What you have to do: Omit all pictures. Copy the rest of the material exactly.

Data in this exercise:
□ □ □

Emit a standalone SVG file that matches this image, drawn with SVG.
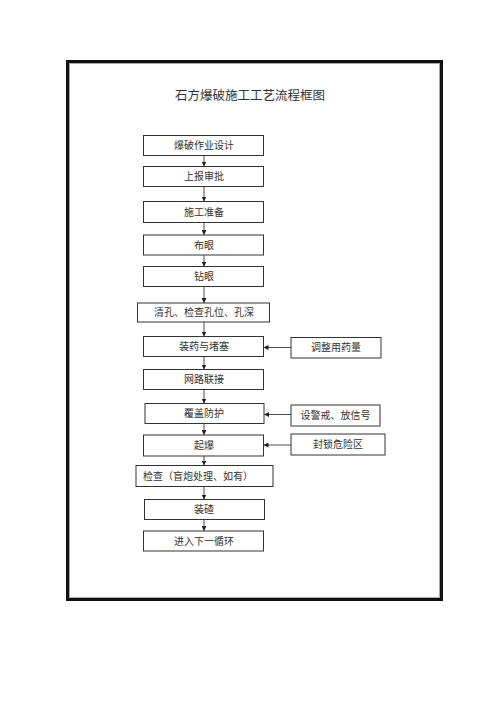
<svg xmlns="http://www.w3.org/2000/svg" width="500" height="708" viewBox="0 0 500 708">
<defs>
<marker id="ah" viewBox="0 0 6 6" refX="6" refY="3" markerWidth="5" markerHeight="5" orient="auto" markerUnits="userSpaceOnUse">
<path d="M0,0 L6,3 L0,6 Z" fill="#222"/>
</marker>
</defs>
<style>
.box{fill:#fff;stroke:#333;stroke-width:1}
.t{font-family:"Liberation Serif","Noto Sans CJK SC",serif;font-size:10px;fill:#333;text-anchor:middle;dominant-baseline:central}
.tl{text-anchor:start}
.c{stroke:#222;stroke-width:0.8;fill:none;marker-end:url(#ah)}
</style>
<rect x="0" y="0" width="500" height="708" fill="#fff"/>
<rect x="67.5" y="61.5" width="374" height="538" fill="none" stroke="#111" stroke-width="3"/>
<rect x="69.5" y="63.5" width="370" height="534" fill="none" stroke="#aaa" stroke-width="1"/>
<text x="250" y="96" class="t" style="font-size:12.5px">石方爆破施工工艺流程框图</text>
<g id="connectors">
<line class="c" x1="204" y1="155.5" x2="204" y2="166.5"/>
<line class="c" x1="204" y1="186.5" x2="204" y2="201.5"/>
<line class="c" x1="204" y1="222.5" x2="204" y2="235"/>
<line class="c" x1="204" y1="255" x2="204" y2="266.5"/>
<line class="c" x1="204" y1="286.5" x2="204" y2="303"/>
<line class="c" x1="204" y1="322" x2="204" y2="336.5"/>
<line class="c" x1="204" y1="356.5" x2="204" y2="369.5"/>
<line class="c" x1="204" y1="389.5" x2="204" y2="403.5"/>
<line class="c" x1="204" y1="423.5" x2="204" y2="435"/>
<line class="c" x1="204" y1="456" x2="204" y2="465.5"/>
<line class="c" x1="204" y1="486.5" x2="204" y2="499.5"/>
<line class="c" x1="204" y1="519.5" x2="204" y2="531"/>
<line class="c" x1="291" y1="347.5" x2="263.5" y2="347.5"/>
<line class="c" x1="291" y1="414.5" x2="264" y2="414.5"/>
<line class="c" x1="291" y1="445" x2="263.5" y2="445"/>
</g>
<g id="n1"><rect class="box" x="143.5" y="135.5" width="120" height="20"/><text class="t" x="204" y="145.5">爆破作业设计</text></g>
<g id="n2"><rect class="box" x="143.5" y="166.5" width="120" height="20"/><text class="t" x="204" y="176.5">上报审批</text></g>
<g id="n3"><rect class="box" x="143.5" y="201.5" width="120" height="21"/><text class="t" x="204" y="212">施工准备</text></g>
<g id="n4"><rect class="box" x="143.5" y="235" width="120" height="20"/><text class="t" x="204" y="245">布眼</text></g>
<g id="n5"><rect class="box" x="143.5" y="266.5" width="120" height="20"/><text class="t" x="204" y="276.5">钻眼</text></g>
<g id="n6"><rect class="box" x="137.5" y="303" width="132" height="19"/><text class="t" x="204" y="312.5">清孔、检查孔位、孔深</text></g>
<g id="n7"><rect class="box" x="143.5" y="336.5" width="120" height="20"/><text class="t" x="204" y="346.5">装药与堵塞</text></g>
<g id="n8"><rect class="box" x="143.5" y="369.5" width="120" height="20"/><text class="t" x="204" y="379.5">网路联接</text></g>
<g id="n9"><rect class="box" x="145" y="403.5" width="119" height="20"/><text class="t" x="204" y="413.5">覆盖防护</text></g>
<g id="n10"><rect class="box" x="143.5" y="435" width="120" height="21"/><text class="t" x="204" y="445.5">起爆</text></g>
<g id="n11"><rect class="box" x="136" y="465.5" width="137" height="21"/><text class="t tl" x="143" y="476">检查（盲炮处理、如有）</text></g>
<g id="n12"><rect class="box" x="144.5" y="499.5" width="120" height="20"/><text class="t" x="204" y="509.5">装碴</text></g>
<g id="n13"><rect class="box" x="143.5" y="531" width="120" height="20"/><text class="t" x="204" y="541">进入下一循环</text></g>
<g id="r1"><rect class="box" x="291" y="337.5" width="90" height="20.5"/><text class="t" x="336" y="347.8">调整用药量</text></g>
<g id="r2"><rect class="box" x="291" y="405" width="89" height="21"/><text class="t" x="335.5" y="415.5">设警戒、放信号</text></g>
<g id="r3"><rect class="box" x="291" y="434" width="94" height="21"/><text class="t" x="338" y="444.5">封锁危险区</text></g>
</svg>
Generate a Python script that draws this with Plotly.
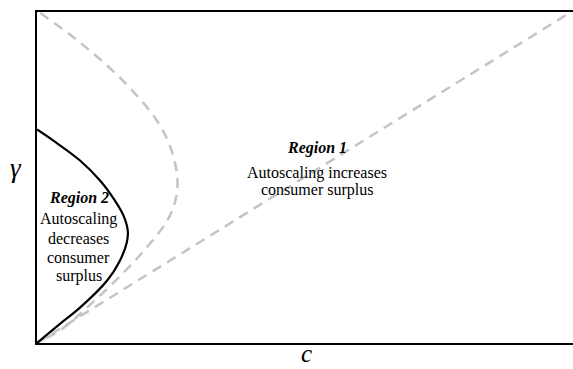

□ □ □

Final answer:
Emit a standalone SVG file that matches this image, drawn with SVG.
<svg xmlns="http://www.w3.org/2000/svg" width="500" height="708" viewBox="0 0 500 708">
<defs>
<marker id="ah" viewBox="0 0 6 6" refX="6" refY="3" markerWidth="5" markerHeight="5" orient="auto" markerUnits="userSpaceOnUse">
<path d="M0,0 L6,3 L0,6 Z" fill="#222"/>
</marker>
</defs>
<style>
.box{fill:#fff;stroke:#333;stroke-width:1}
.t{font-family:"Liberation Serif","Noto Sans CJK SC",serif;font-size:10px;fill:#333;text-anchor:middle;dominant-baseline:central}
.tl{text-anchor:start}
.c{stroke:#222;stroke-width:0.8;fill:none;marker-end:url(#ah)}
</style>
<rect x="0" y="0" width="500" height="708" fill="#fff"/>
<rect x="67.5" y="61.5" width="374" height="538" fill="none" stroke="#111" stroke-width="3"/>
<rect x="69.5" y="63.5" width="370" height="534" fill="none" stroke="#aaa" stroke-width="1"/>
<text x="250" y="96" class="t" style="font-size:12.5px">石方爆破施工工艺流程框图</text>
<g id="connectors">
<line class="c" x1="204" y1="155.5" x2="204" y2="166.5"/>
<line class="c" x1="204" y1="186.5" x2="204" y2="201.5"/>
<line class="c" x1="204" y1="222.5" x2="204" y2="235"/>
<line class="c" x1="204" y1="255" x2="204" y2="266.5"/>
<line class="c" x1="204" y1="286.5" x2="204" y2="303"/>
<line class="c" x1="204" y1="322" x2="204" y2="336.5"/>
<line class="c" x1="204" y1="356.5" x2="204" y2="369.5"/>
<line class="c" x1="204" y1="389.5" x2="204" y2="403.5"/>
<line class="c" x1="204" y1="423.5" x2="204" y2="435"/>
<line class="c" x1="204" y1="456" x2="204" y2="465.5"/>
<line class="c" x1="204" y1="486.5" x2="204" y2="499.5"/>
<line class="c" x1="204" y1="519.5" x2="204" y2="531"/>
<line class="c" x1="291" y1="347.5" x2="263.5" y2="347.5"/>
<line class="c" x1="291" y1="414.5" x2="264" y2="414.5"/>
<line class="c" x1="291" y1="445" x2="263.5" y2="445"/>
</g>
<g id="n1"><rect class="box" x="143.5" y="135.5" width="120" height="20"/><text class="t" x="204" y="145.5">爆破作业设计</text></g>
<g id="n2"><rect class="box" x="143.5" y="166.5" width="120" height="20"/><text class="t" x="204" y="176.5">上报审批</text></g>
<g id="n3"><rect class="box" x="143.5" y="201.5" width="120" height="21"/><text class="t" x="204" y="212">施工准备</text></g>
<g id="n4"><rect class="box" x="143.5" y="235" width="120" height="20"/><text class="t" x="204" y="245">布眼</text></g>
<g id="n5"><rect class="box" x="143.5" y="266.5" width="120" height="20"/><text class="t" x="204" y="276.5">钻眼</text></g>
<g id="n6"><rect class="box" x="137.5" y="303" width="132" height="19"/><text class="t" x="204" y="312.5">清孔、检查孔位、孔深</text></g>
<g id="n7"><rect class="box" x="143.5" y="336.5" width="120" height="20"/><text class="t" x="204" y="346.5">装药与堵塞</text></g>
<g id="n8"><rect class="box" x="143.5" y="369.5" width="120" height="20"/><text class="t" x="204" y="379.5">网路联接</text></g>
<g id="n9"><rect class="box" x="145" y="403.5" width="119" height="20"/><text class="t" x="204" y="413.5">覆盖防护</text></g>
<g id="n10"><rect class="box" x="143.5" y="435" width="120" height="21"/><text class="t" x="204" y="445.5">起爆</text></g>
<g id="n11"><rect class="box" x="136" y="465.5" width="137" height="21"/><text class="t tl" x="143" y="476">检查（盲炮处理、如有）</text></g>
<g id="n12"><rect class="box" x="144.5" y="499.5" width="120" height="20"/><text class="t" x="204" y="509.5">装碴</text></g>
<g id="n13"><rect class="box" x="143.5" y="531" width="120" height="20"/><text class="t" x="204" y="541">进入下一循环</text></g>
<g id="r1"><rect class="box" x="291" y="337.5" width="90" height="20.5"/><text class="t" x="336" y="347.8">调整用药量</text></g>
<g id="r2"><rect class="box" x="291" y="405" width="89" height="21"/><text class="t" x="335.5" y="415.5">设警戒、放信号</text></g>
<g id="r3"><rect class="box" x="291" y="434" width="94" height="21"/><text class="t" x="338" y="444.5">封锁危险区</text></g>
</svg>
Generate a Python script that draws this with Plotly.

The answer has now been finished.